You can generally update charitable gifts in your estate plan by amending or restating your will, trust, or beneficiary designations so long as you have the legal capacity to do so. Wills and revocable trusts may be changed at any time prior to death, and beneficiary forms on retirement accounts or life insurance policies can be updated directly with the account holder. Ensuring that documents remain consistent prevents conflicts between beneficiary forms and estate documents. Regular review of your plan is advisable to confirm that charities and gift amounts reflect current intentions and to account for organizational changes or name updates. Documenting your decisions and keeping records of updated beneficiary forms helps executors and trustees administer your wishes smoothly and reduces administrative delays for recipient organizations.

A charitable trust is a legal arrangement that holds assets for charitable purposes and can provide income or other distributions before passing remaining assets to charity.
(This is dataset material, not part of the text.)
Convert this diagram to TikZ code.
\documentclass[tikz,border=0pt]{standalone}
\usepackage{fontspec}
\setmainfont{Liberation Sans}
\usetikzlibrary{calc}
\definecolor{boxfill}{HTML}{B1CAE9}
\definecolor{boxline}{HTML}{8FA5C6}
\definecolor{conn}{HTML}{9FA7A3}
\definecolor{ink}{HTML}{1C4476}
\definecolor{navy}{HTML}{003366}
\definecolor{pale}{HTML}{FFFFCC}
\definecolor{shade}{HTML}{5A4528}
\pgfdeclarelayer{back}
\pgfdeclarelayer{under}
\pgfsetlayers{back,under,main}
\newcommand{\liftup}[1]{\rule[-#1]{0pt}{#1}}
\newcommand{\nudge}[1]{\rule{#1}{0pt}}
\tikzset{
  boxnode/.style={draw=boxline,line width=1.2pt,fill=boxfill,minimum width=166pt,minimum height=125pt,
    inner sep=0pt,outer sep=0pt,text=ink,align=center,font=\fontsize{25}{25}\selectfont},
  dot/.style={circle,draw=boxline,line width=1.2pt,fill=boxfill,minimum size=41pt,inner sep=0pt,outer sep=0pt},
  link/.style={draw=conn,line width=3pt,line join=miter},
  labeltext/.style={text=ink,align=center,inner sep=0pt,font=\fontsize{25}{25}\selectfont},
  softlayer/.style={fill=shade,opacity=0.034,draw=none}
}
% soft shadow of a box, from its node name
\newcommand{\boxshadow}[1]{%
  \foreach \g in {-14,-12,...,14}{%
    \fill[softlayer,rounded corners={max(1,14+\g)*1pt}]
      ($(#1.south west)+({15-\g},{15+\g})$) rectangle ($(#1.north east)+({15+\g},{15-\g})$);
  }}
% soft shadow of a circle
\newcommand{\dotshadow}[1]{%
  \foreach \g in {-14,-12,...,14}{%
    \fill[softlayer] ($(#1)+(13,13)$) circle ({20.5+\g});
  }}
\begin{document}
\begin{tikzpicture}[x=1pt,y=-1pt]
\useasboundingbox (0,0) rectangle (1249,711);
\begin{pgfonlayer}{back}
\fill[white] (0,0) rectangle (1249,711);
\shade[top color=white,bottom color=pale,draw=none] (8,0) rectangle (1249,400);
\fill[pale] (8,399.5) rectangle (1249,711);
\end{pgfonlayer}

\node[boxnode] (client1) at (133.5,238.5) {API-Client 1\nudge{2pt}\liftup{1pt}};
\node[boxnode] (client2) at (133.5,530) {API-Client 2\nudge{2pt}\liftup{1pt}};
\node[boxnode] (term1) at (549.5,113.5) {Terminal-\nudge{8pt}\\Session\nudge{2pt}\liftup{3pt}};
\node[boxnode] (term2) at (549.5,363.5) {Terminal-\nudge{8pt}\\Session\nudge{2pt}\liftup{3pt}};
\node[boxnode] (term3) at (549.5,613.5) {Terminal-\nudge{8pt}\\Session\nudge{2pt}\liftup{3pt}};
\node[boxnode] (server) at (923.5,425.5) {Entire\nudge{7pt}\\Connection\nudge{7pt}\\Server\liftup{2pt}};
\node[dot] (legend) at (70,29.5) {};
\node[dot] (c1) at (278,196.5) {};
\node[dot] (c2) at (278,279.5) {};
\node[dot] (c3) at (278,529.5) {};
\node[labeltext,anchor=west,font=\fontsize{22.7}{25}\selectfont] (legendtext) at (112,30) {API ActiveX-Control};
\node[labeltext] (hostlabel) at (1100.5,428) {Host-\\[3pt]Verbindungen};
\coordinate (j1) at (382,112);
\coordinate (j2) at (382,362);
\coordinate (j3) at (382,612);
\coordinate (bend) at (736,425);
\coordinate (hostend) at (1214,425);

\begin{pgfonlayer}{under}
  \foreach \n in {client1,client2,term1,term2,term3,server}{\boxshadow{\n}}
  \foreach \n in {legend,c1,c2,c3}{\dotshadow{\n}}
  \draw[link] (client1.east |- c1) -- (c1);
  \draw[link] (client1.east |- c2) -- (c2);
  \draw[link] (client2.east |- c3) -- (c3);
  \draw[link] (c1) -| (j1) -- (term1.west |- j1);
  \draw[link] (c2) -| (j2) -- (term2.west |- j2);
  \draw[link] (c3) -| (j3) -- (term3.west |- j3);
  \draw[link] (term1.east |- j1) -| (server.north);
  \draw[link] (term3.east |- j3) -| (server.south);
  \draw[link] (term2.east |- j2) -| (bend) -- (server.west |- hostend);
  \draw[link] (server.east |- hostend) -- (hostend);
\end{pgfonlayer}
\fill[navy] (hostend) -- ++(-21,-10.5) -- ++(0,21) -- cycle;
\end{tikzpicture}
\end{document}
Charitable trusts can be designed to provide long-term support, name trustees, and set conditions for use, offering greater control and flexibility over timing and administration. They typically involve ongoing management and can be structured to achieve specific tax outcomes. A bequest is a simpler method of leaving property to a charity through a will, often as a one-time distribution at death. Bequests are straightforward to draft and administer compared to trusts, making them a practical option for many donors. The choice between a trust and a bequest depends on your goals for control, timing, and potential tax planning considerations.

Selecting a recipient charity involves assessing causes meaningful to you and verifying the organization’s credibility and tax status. Reviewing a charity’s mission, financial health, and community impact helps ensure your gift will support the programs you intend. It is also wise to use official names and tax identification numbers in legal documents to avoid confusion during administration. Contacting the organization and confirming that it accepts the type of gift you plan to leave can prevent surprises later. Some charities provide guidance on accepting complex gifts, such as real estate or retirement account proceeds, and may require specific documentation. Proper selection and documentation help ensure that donations achieve the intended impact.
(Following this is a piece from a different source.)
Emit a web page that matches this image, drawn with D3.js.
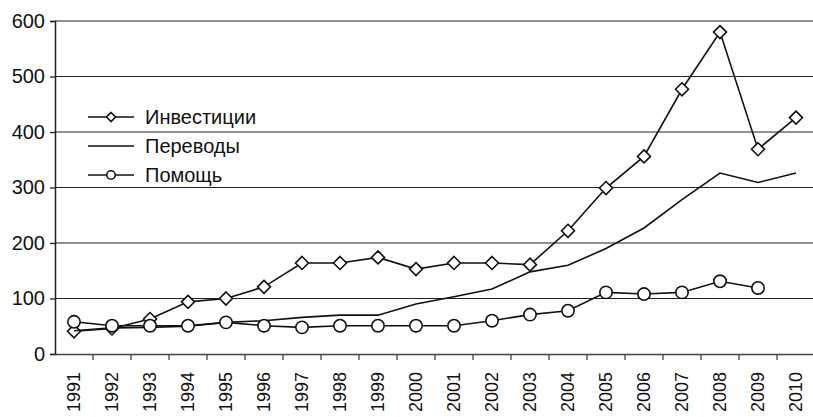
<!DOCTYPE html>
<html>
<head>
<meta charset="utf-8">
<script src="https://cdn.jsdelivr.net/npm/d3@7"></script>
<style>
  body { margin: 0; background: #fff; }
  text { font-family: "Liberation Sans", Arial, sans-serif; fill: #111; }
</style>
</head>
<body>
<svg id="chart" width="813" height="417"></svg>
<script>
// values
const years = ["1991","1992","1993","1994","1995","1996","1997","1998","1999","2000",
  "2001","2002","2003","2004","2005","2006","2007","2008","2009","2010"]
const investments = [41, 46, 63, 94, 100, 121, 164, 164, 174, 153, 164, 164, 161, 222, 299, 356, 477, 580, 369, 426]
const transfers = [42, 47, 48, 50, 57, 60, 66, 70, 70, 90, 103, 117, 148, 160, 190, 227, 278, 326, 309, 326]
const aid = [58, 51, 51, 51, 57, 51, 48, 51, 51, 51, 51, 60, 71, 78, 111, 108, 111, 131, 119, null]
const yTicks = [0, 100, 200, 300, 400, 500, 600]

const svg = d3.select("#chart")
const margin = { left: 55, right: -2, top: 21, bottom: 63 }
const width = 813 - margin.left - margin.right
const height = 417 - margin.top - margin.bottom

const g = svg.append("g").attr("transform", `translate(${margin.left},${margin.top})`)

const x = d3.scaleBand().domain(years).range([0, width])
const y = d3.scaleLinear().domain([0, 600]).range([height, 0])
const cx = d => x(d) + x.bandwidth() / 2

// gridlines
g.selectAll(".grid").data(yTicks.slice(1)).join("line")
  .attr("x1", 0).attr("x2", width)
  .attr("y1", d => y(d)).attr("y2", d => y(d))
  .attr("stroke", "#222").attr("stroke-width", 1.2)

// y axis
const yAxis = g.append("g").call(d3.axisLeft(y).tickValues(yTicks).tickSize(5).tickPadding(5).tickFormat(d3.format("d")))
yAxis.select(".domain").attr("stroke", "#222").attr("stroke-width", 1.5)
yAxis.selectAll(".tick line").attr("stroke", "#222").attr("stroke-width", 1.3)
yAxis.selectAll("text").attr("font-size", 20).attr("fill", "#111")

// x axis
const xAxis = g.append("g").attr("transform", `translate(0,${height})`)
  .call(d3.axisBottom(x).tickSize(0).tickFormat(d => d))
xAxis.select(".domain").attr("stroke", "#444").attr("stroke-width", 1.5)
xAxis.selectAll(".tick text")
  .attr("font-size", 18)
  .attr("transform", "rotate(-90)")
  .attr("text-anchor", "end")
  .attr("dy", "0.35em")
  .attr("x", -18).attr("y", 0)
// tick marks between bands
g.selectAll(".xtick").data(years.slice(0, -1)).join("line")
  .attr("x1", d => x(d) + x.bandwidth()).attr("x2", d => x(d) + x.bandwidth())
  .attr("y1", height).attr("y2", height + 6)
  .attr("stroke", "#444").attr("stroke-width", 1.3)

const line = d3.line()
  .defined(d => d[1] != null)
  .x(d => cx(d[0]))
  .y(d => y(d[1]))

const series = [
  { name: "Инвестиции", values: investments, marker: "diamond" },
  { name: "Переводы", values: transfers, marker: null },
  { name: "Помощь", values: aid, marker: "circle" }
]

const drawMarker = (sel, type, s) => {
  if (type === "diamond") {
    sel.append("path")
      .attr("d", `M0,${-s}L${s},0L0,${s}L${-s},0Z`)
      .attr("fill", "#fff").attr("stroke", "#111").attr("stroke-width", 1.6)
  } else if (type === "circle") {
    sel.append("circle").attr("r", s * 0.95)
      .attr("fill", "#fff").attr("stroke", "#111").attr("stroke-width", 1.6)
  }
}

series.forEach(s => {
  const pts = years.map((yr, i) => [yr, s.values[i]])
  g.append("path").datum(pts)
    .attr("d", line)
    .attr("fill", "none").attr("stroke", "#111").attr("stroke-width", 1.6)
  if (s.marker) {
    pts.filter(p => p[1] != null).forEach(p => {
      const m = g.append("g").attr("transform", `translate(${cx(p[0])},${y(p[1])})`)
      drawMarker(m, s.marker, 6.5)
    })
  }
})

// legend
const legend = svg.append("g").attr("transform", "translate(88,117)")
series.forEach((s, i) => {
  const row = legend.append("g").attr("transform", `translate(0,${i * 29})`)
  row.append("line").attr("x1", 0).attr("x2", 46).attr("y1", 0).attr("y2", 0)
    .attr("stroke", "#111").attr("stroke-width", 1.4)
  const m = row.append("g").attr("transform", "translate(23,0)")
  drawMarker(m, s.marker, 4.5)
  row.append("text").attr("x", 57).attr("y", 0).attr("dy", "0.35em")
    .attr("font-size", 20).text(s.name)
})
</script>
</body>
</html>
Yes, retirement account proceeds can often be left to a charity by naming the organization as beneficiary of the account. This approach may allow the asset to pass directly to the charity outside of probate, simplifying administration. It can be an efficient way to support a nonprofit, but it is important to coordinate beneficiary designations with the rest of your estate plan to avoid conflicts with wills or trusts. Because retirement accounts have particular tax rules, discussing the implications with advisors helps determine whether naming a charity as beneficiary or using another vehicle provides the best outcome. Proper beneficiary forms must be completed accurately and periodically reviewed to ensure they reflect current wishes.

To ensure a charitable gift is valid, include clear language in wills or trusts identifying the recipient organization and the nature of the gift. For beneficiary designations, accurate completion of account forms with the charity’s legal name and tax identification information is critical. For trusts, documentation should outline trustee powers, distribution schedules, and any conditions attached to the gift to avoid ambiguity during administration. Maintaining records of correspondence with charities and retaining copies of updated beneficiary forms and executed documents helps executors and trustees administer gifts properly. Regular reviews and updates reduce the risk of outdated or conflicting instructions and support a smooth transfer of assets to the intended recipient.
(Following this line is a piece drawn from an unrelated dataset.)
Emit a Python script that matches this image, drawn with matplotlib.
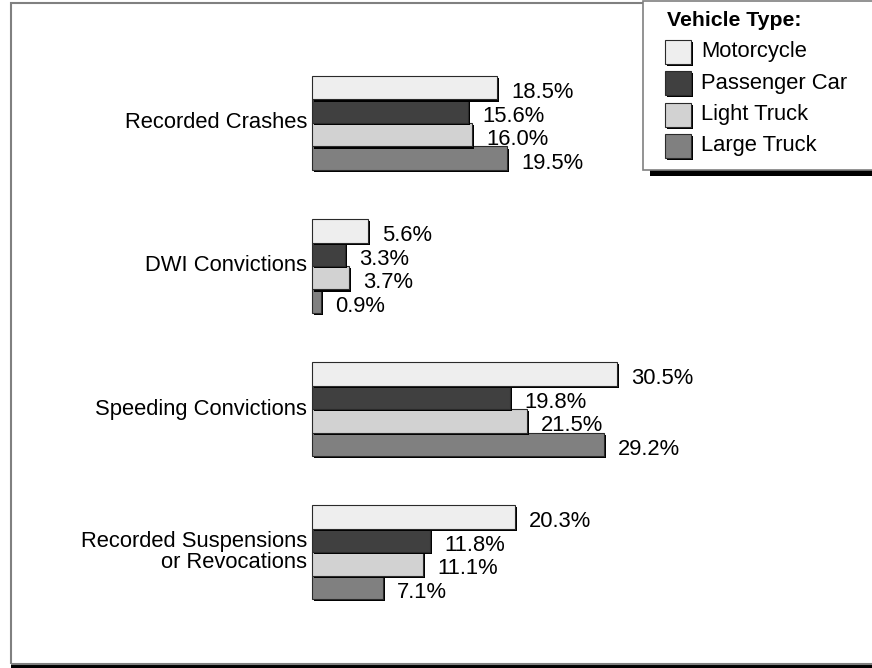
import matplotlib
matplotlib.use("Agg")
import matplotlib.pyplot as plt
import matplotlib.patheffects as pe
from matplotlib.patches import Rectangle

plt.rcParams["font.family"] = ["Liberation Sans", "DejaVu Sans"]

# Data
categories = [
    "Recorded Crashes",
    "DWI Convictions",
    "Speeding Convictions",
    "Recorded Suspensions\nor Revocations",
]
vehicle_types = ["Motorcycle", "Passenger Car", "Light Truck", "Large Truck"]
motorcycle = [18.5, 5.6, 30.5, 20.3]
passenger_car = [15.6, 3.3, 19.8, 11.8]
light_truck = [16.0, 3.7, 21.5, 11.1]
large_truck = [19.5, 0.9, 29.2, 7.1]
series = [motorcycle, passenger_car, light_truck, large_truck]
colors = ["#eeeeee", "#404040", "#d2d2d2", "#808080"]

W, H = 872, 668
fig = plt.figure(figsize=(W / 100, H / 100), dpi=100)
ax = fig.add_axes([0, 0, 1, 1])
ax.set_xlim(-31.2, 56.0)
ax.set_ylim(3.811, -0.860)
ax.axis("off")

shadow = [pe.SimplePatchShadow(offset=(1.5, -1.5), shadow_rgbFace="black", alpha=1.0), pe.Normal()]

h = 0.1643
fs = 15.8
for k, (vals, col) in enumerate(zip(series, colors)):
    ys = [g - 1.5 * h + k * h for g in range(len(categories))]
    ax.barh(ys, vals, height=h, color=col, edgecolor="#2a2a2a", linewidth=0.8,
            path_effects=shadow, zorder=3 - k * 0.1)
    for y, v in zip(ys, vals):
        ax.text(v + 1.4, y + 0.035, f"{v:.1f}%", ha="left", va="center", fontsize=fs, zorder=5)

for g, cat in enumerate(categories):
    ax.text(-0.5, g, cat, ha="right", va="center", fontsize=fs, linespacing=1.05)


def px(x, y):
    return (x / W, 1 - y / H)


def frame_rect(x0, y0, x1, y1, **kw):
    fx0, fy1 = px(x0, y1)
    fx1, fy0 = px(x1, y0)
    r = Rectangle((fx0, fy1), fx1 - fx0, fy0 - fy1, transform=fig.transFigure, **kw)
    fig.add_artist(r)
    return r


# outer frame with shadow
frame_rect(11, 665, 880, 669, facecolor="black", edgecolor="none")
frame_rect(11, 3, 880, 664, facecolor="none", edgecolor="#808080", linewidth=1.5)

# legend box with shadow
frame_rect(650, 170, 880, 176, facecolor="black", edgecolor="none", zorder=4)
frame_rect(643, 1, 880, 170, facecolor="white", edgecolor="#808080", linewidth=1.2, zorder=5)

fig.text(*px(667, 21), "Vehicle Type:", ha="left", va="center", fontsize=fs - 0.5,
         fontweight="bold", zorder=6)
for i, (name, col) in enumerate(zip(vehicle_types, colors)):
    cy = 52 + i * 31.3
    sw = frame_rect(665, cy - 12, 691, cy + 12, facecolor=col, edgecolor="#2a2a2a",
                    linewidth=0.8, zorder=6)
    sw.set_path_effects(shadow)
    fig.text(*px(701, cy), name, ha="left", va="center", fontsize=fs, zorder=6)

fig.savefig("out.png", dpi=100)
Donor-advised funds offer flexibility for donors who wish to recommend grants to charities over time without creating a private trust. These funds allow donors to make an immediate irrevocable charitable contribution and then recommend distributions to qualified organizations as desired. They can simplify administrative responsibilities and provide an accessible way to make both immediate and future donations. While donor-advised funds provide convenience and potential tax benefits, they also involve institutional oversight and policies set by the sponsoring organization. It is important to understand the fund’s rules and any fees involved, and to consider whether this arrangement aligns with your long-term philanthropic goals and estate plan.

If you want to leave a gift that pays income during your lifetime, certain charitable arrangements can provide ongoing payments to you or to other beneficiaries before eventual distribution to charity. For example, particular trust structures may generate income streams for life or a set term and then pass the remainder to the charity. These arrangements combine philanthropic intent with the desire for current financial benefits. Designing income-paying charitable gifts requires careful attention to tax and administrative implications to ensure payments are sustainable and that the charitable remainder is preserved. Clear drafting of trustee responsibilities and distribution rules helps protect both income beneficiaries and the charity, producing predictable outcomes for all parties involved.

It is advisable to review charitable giving provisions periodically, especially after major life events such as marriage, divorce, births, deaths, changes in financial circumstances, or tax law updates. Regular reviews help confirm that beneficiary designations, will and trust provisions, and account designations still reflect current wishes and that recipient organizations remain appropriate and capable of receiving gifts. A proactive review schedule, such as every few years or when circumstances change, reduces the risk of outdated instructions and helps maintain alignment between your charitable intentions and overall estate plan. Updating documents promptly ensures your philanthropic legacy remains effective and accurate.